Michael Gove has got an enormous challenge on his hands, not least because nobody really knows what’s next for Brexit. It could be a massive opportunity from a conservation point of view, and I hope it is seen as that. It could be a chance for us to rethink how we manage our land, how we pay for it and so on. The hand of man is present everywhere.
In many places, our national parks don’t look all that different to the next piece of land. The Highlands is probably where it feels the wildest, Northumberland next, then maybe parts of Wales. But Bodmin, for instance, has been managed to such an extent that it has no trees. There should be trees there. There must be a way to make the countryside pay for these wild places, like the big American national parks. It could be an opportunity to be quite radical.
What I’d like from Mr Gove is certainty. In farming, crops are planted and harvested on an annual basis, so we are in the lap of the gods with diseases, the weather, exchange rates and commodity prices. Farmers need a really clear and common agricultural policy that gives them some kind of certainty. I think opening markets worldwide is a really good thing – China, the Americas, Canada, Indonesia, etc – but how we trade with Europe is a guessing game.
At the moment, a lot of our food goes into Europe, but that might become unviable if they start putting a cap on it. That said, I haven’t come across anybody who is really scared by the prospect of Brexit. A lot of us have learnt to manage our businesses and solve problems when they come along. We’re just getting on with it and waiting.
It’s not necessarily that Brexit is bad at all, it’s just that Europe is the skeleton for so many things in the countryside – and if you take that skeleton away, you have to think how you’re going to replace it. Farmers, environmentalists, the food industry and supermarkets are worried the Government will pay more attention to banking or the car industry during negotiations. When the PM is doing her late-night deals with Merkel and Macron, she mustn’t trade away something to do with farming in exchange for something about banking.
I think everybody knows what the biggest issue is – what’s going to happen to the grants to the farmers and environmental laws that we introduced through Europe? Nobody knows. In general, however, I think the future is bright for farming. For a long time it seemed to be unfashionable but a lot of young people who aren’t from a farming background are getting into the business now.
Certainly when there was a big recession in 2007, a lot of people parked their principles for a while because they couldn’t afford to buy organic or locally produced food, but I think that’s changed. Supermarkets label food more clearly now and people are happy to spend a bit more on their food. Dairy farming is still in big trouble, but I think more and more supermarkets are paying a decent price for their milk, so there is hope.
Farming and the countryside are very Europe-facing. Europe is our biggest export market. But even farmers who are Remainers recognise it as an opportunity to write a new agricultural policy that is British. It’s going to be a challenging time, but it’s a fantastic opportunity in many ways.

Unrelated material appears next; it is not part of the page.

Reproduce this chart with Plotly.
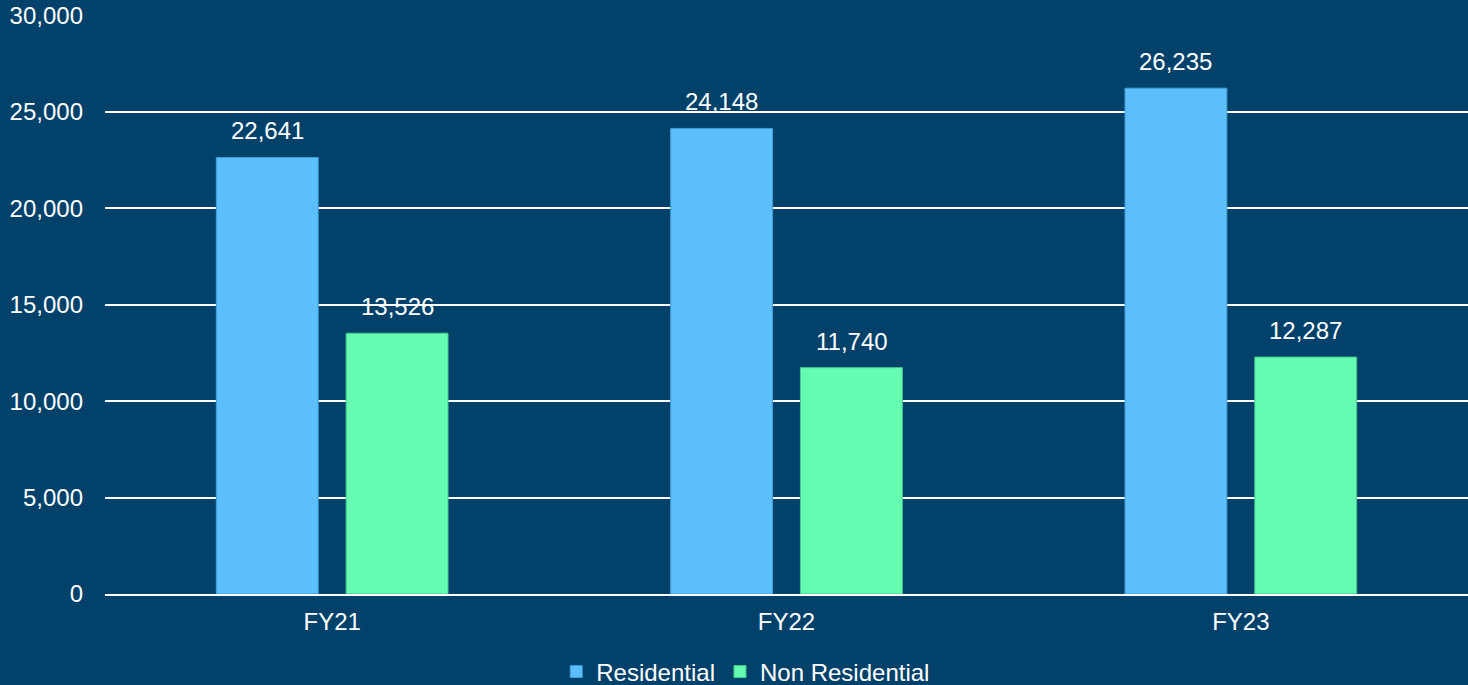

I am President of the National Young Farmers’ Club and so I would also say there are issues for young people that need addressing, including affordable housing, rural isolation and connectivity, which is still very much an issue in the countryside. There is a lot for Mr Gove to think about, but it’s a brilliant job he’s got. There is nothing more important than what is on your plate and the environment you live and work in.